Update on the Two Apple and Samsung Patent Cases

By Nicole Daniel

Introduction

In October and November 2017 significant developments occurred in the two Apple-Samsung patent cases.

The first concerns litigation between Apple and Samsung that started in 2011 and went to trial in 2012. In October 2017, a retrial was ordered.

A second case between Apple and Samsung was filed in 2012 and went to trial in 2014. In November 2017, the Supreme Court declined to hear Samsung’s appeal—thereby effectively ending the case.

Judge Lucy Koh, a District Judge in the Northern District of California, oversaw both cases.

 

The first Apple and Samsung case

In an order issued on 22 October 2017, Judge Koh ordered a new trial. This will be the second retrial. A damages retrial took place in November 2013.

This order for retrial comes more than five years after a federal jury ordered Samsung to pay $1.05 billion to Apple for patent infringement regarding the design and software of the iPhone. This sum was reduced to $929.8 million in the damages retrial. In the new trial, the jury will have to reconsider approximately $399 million in damages for design patents. Accordingly, the new trial has the potential to reduce the original damages by nearly 40%.

The decision for the new trial was triggered by a December 2016 Supreme Court decision in this case which held that an “article of manufacture” need not just be the whole product, but could also refer to the specific patented elements of the final product. The damages however, were set considering the infringement of the product as a whole and not of certain parts only.

Judge Koh also set out a four-factor test for the jury to use to determine what the “article of manufacture” in the present case is:

  1. What is the “scope of design claimed in the plaintiff’s patent”
  2. What is the “relative prominence of the design within the product as a whole”
  3. Whether the patented design elements are “conceptually distinct” from the whole phone
  4. Whether the patented components could be sold separately from the whole iPhone itself

By setting out this test Judge Koh rejected the tests proposed by Apple and Samsung respectively. Judge Koh determined that Samsung’s proposed test was too restrictive whereas Apple’s proposed test was too broad. Judge Koh adopted the test as argued by the Solicitor General in Supreme Court in 2016.

This second retrial will be significant for the development of design patent law as the definition of “article of manufacture” will be central and this is only the second time a federal judge will weigh in on this definition since the 2016 Supreme Court decision.

The second retrial will start on 14 May 2018 and Judge Koh has said that she will adopt an aggressive schedule leading up to the retrial.
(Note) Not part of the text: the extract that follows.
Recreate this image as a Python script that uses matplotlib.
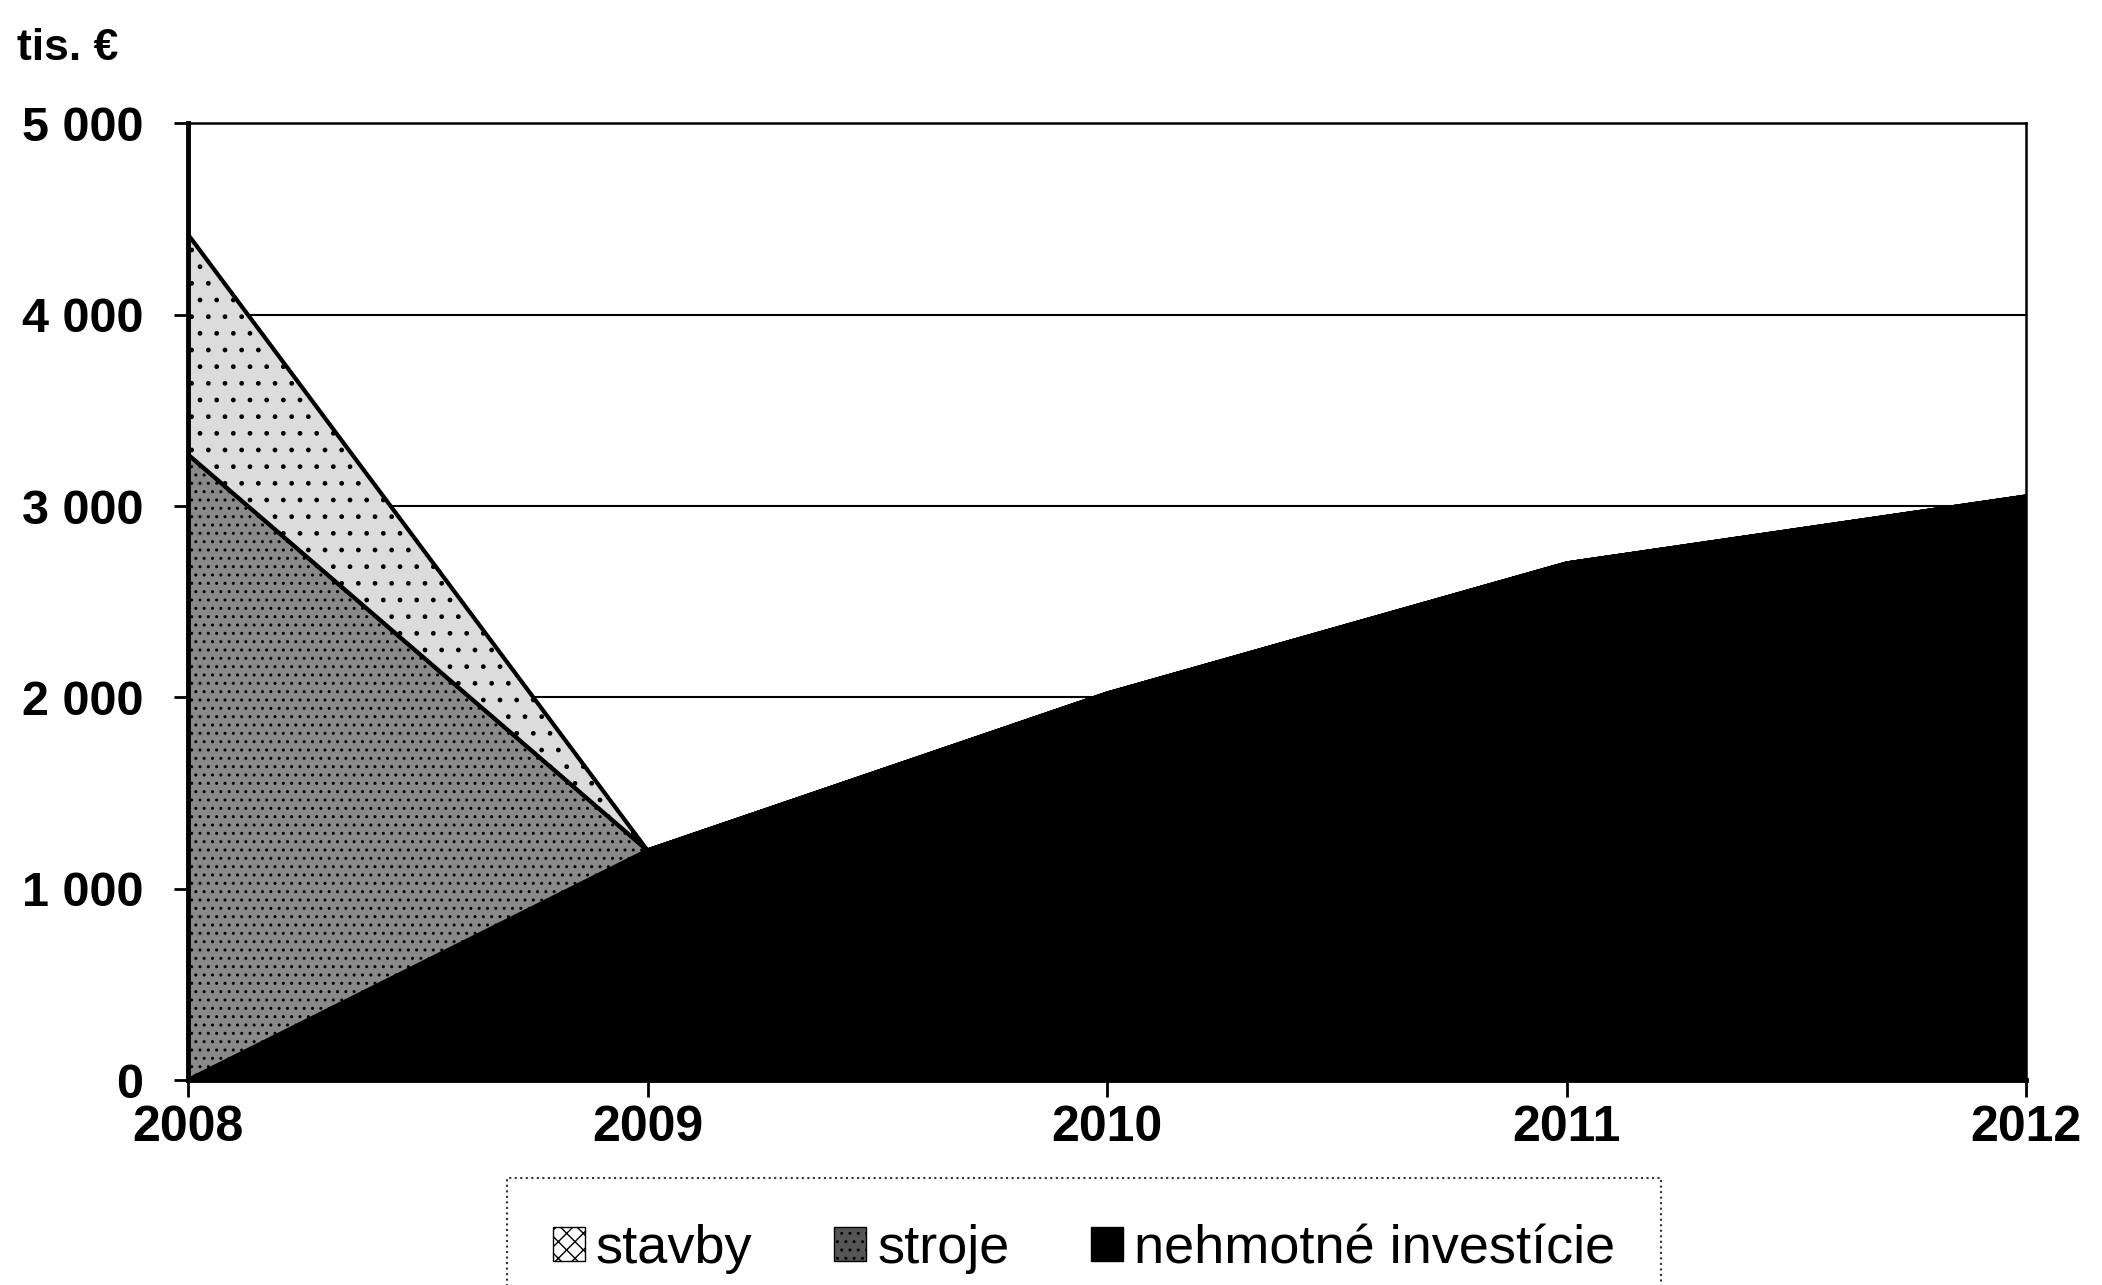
import matplotlib
matplotlib.use("Agg")
import matplotlib.pyplot as plt
from matplotlib.patches import Patch

years = [2008, 2009, 2010, 2011, 2012]
nehmotne = [0, 1200, 2020, 2700, 3050]
stroje = [3270, 0, 0, 0, 0]
stavby = [1150, 0, 0, 0, 0]
labels = ["stavby", "stroje", "nehmotné investície"]
yticks = [0, 1000, 2000, 3000, 4000, 5000]
ytick_labels = ["0", "1 000", "2 000", "3 000", "4 000", "5 000"]

plt.rcParams['font.family'] = ['Liberation Sans', 'DejaVu Sans']
plt.rcParams['hatch.linewidth'] = 1.0

fig = plt.figure(figsize=(21.02, 12.85), dpi=100)
ax = fig.add_axes([0.0894, 0.1595, 0.8746, 0.7445])

for y in [1000, 2000, 3000, 4000, 5000]:
    ax.axhline(y, color='black', lw=1.5, zorder=0)

colors = ['black', '#8a8a8a', '#dcdcdc']
polys = ax.stackplot(years, nehmotne, stroje, stavby, colors=colors,
                     edgecolor='black', linewidth=3.0, zorder=2)
polys[1].set_hatch('..')
polys[2].set_hatch('.')

ax.set_xlim(2008, 2012)
ax.set_ylim(0, 5000)
ax.set_xticks(years)
ax.set_xticklabels([str(y) for y in years], fontsize=36, fontweight='bold')
ax.set_yticks(yticks)
ax.set_yticklabels(ytick_labels, fontsize=35, fontweight='bold')
ax.tick_params(axis='y', direction='out', length=10, width=2, pad=22)
ax.tick_params(axis='x', direction='out', length=12, width=2, pad=6)
for s in ['left', 'bottom']:
    ax.spines[s].set_linewidth(3.5)
for s in ['top', 'right']:
    ax.spines[s].set_linewidth(1.8)

fig.text(0.008, 0.978, "tis. €", fontsize=32, fontweight='bold', va='top', ha='left')

handles = [Patch(facecolor='white', edgecolor='black', hatch='xx', label=labels[0]),
           Patch(facecolor='#555555', edgecolor='black', hatch='..', label=labels[1]),
           Patch(facecolor='black', edgecolor='black', label=labels[2])]
leg = fig.legend(handles=handles, loc='upper left', bbox_to_anchor=(0.241, 0.083),
                 ncol=3, fontsize=39, frameon=True, fancybox=False,
                 handlelength=0.6, handleheight=0.6, handletextpad=0.2,
                 columnspacing=1.5, borderpad=0.85, borderaxespad=0)
fr = leg.get_frame()
fr.set_edgecolor('black')
fr.set_linestyle(':')
fr.set_linewidth(1.5)

fig.savefig("out.png", dpi=100)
Judge Koh further granted Samsung’s request for time for limited new evidence discovery since the law is currently being developed and it would be more prejudicial for Samsung if it was denied discovery.

She also imposed strict time limits on Apple’s and Samsung’s demands and even though the parties proposed a six-day trial she decided that five days would have to suffice. Judge Koh further rejected Samsung’s request to vacate the partial judgment for $548 million she entered in 2015.

 

The second Apple and Samsung case

On 6 November 2017 the Supreme Court decided not to hear Samsung’s appeal against a $120 million decision in favor of Apple. The Court of Appeal for the Federal Circuit had preserved the original verdict by the jury.

The Supreme Court followed the US Solicitor General’s recommendation to deny the petition for certiorari.

Only some smaller items are left before the case is fully resolved; these regard ongoing royalties to be paid by Samsung and will be decided on by the trial court in San Jose, California.

The original decision for the $119.6 million verdict in favor of Apple was handed down in May 2014 by a federal jury. The Court of Appeal for the Federal Circuit in early 2016 overturned the jury’s verdict. However, then the Court of Appeal for the Federal Circuit met en banc and reversed the three-judge panel. The en banc panel affirmed the lower court decision in an 8-3 decision that denied Samsung’s request for a judgment as a matter of law. Samsung had argued that the three Apple patents that the jury found infringed by Samsung were either not infringed or invalid. This was a rather controversial decision.

Samsung then asked the Supreme Court to decide whether the Court of Appeal for the Federal Circuit had erred in interpreting the four-factor test set out by the Supreme Court in the 2006 decision in eBay v. MercExchange, which states the conditions for when a court may issue an injunction against an infringer of a patent. Samsung argued that there had to be proof that the patented features directly drove demand for the product in question. The Solicitor General argued that no such proof was necessary.

Samsung also argued that the decision Court of Appeal for the Federal Circuit harmed competition and innovation, and that it conflicted with other Supreme Court precedent on patent law. Furthermore, the obviousness of patent claims was treated by the Court of Appeal for the Federal Circuit entirely as a factual rather than a legal question.

Finally, according to Samsung, the Court of Appeal for the Federal Circuit erred in stating that it only needed to consider one out of the three elements of a patent claim.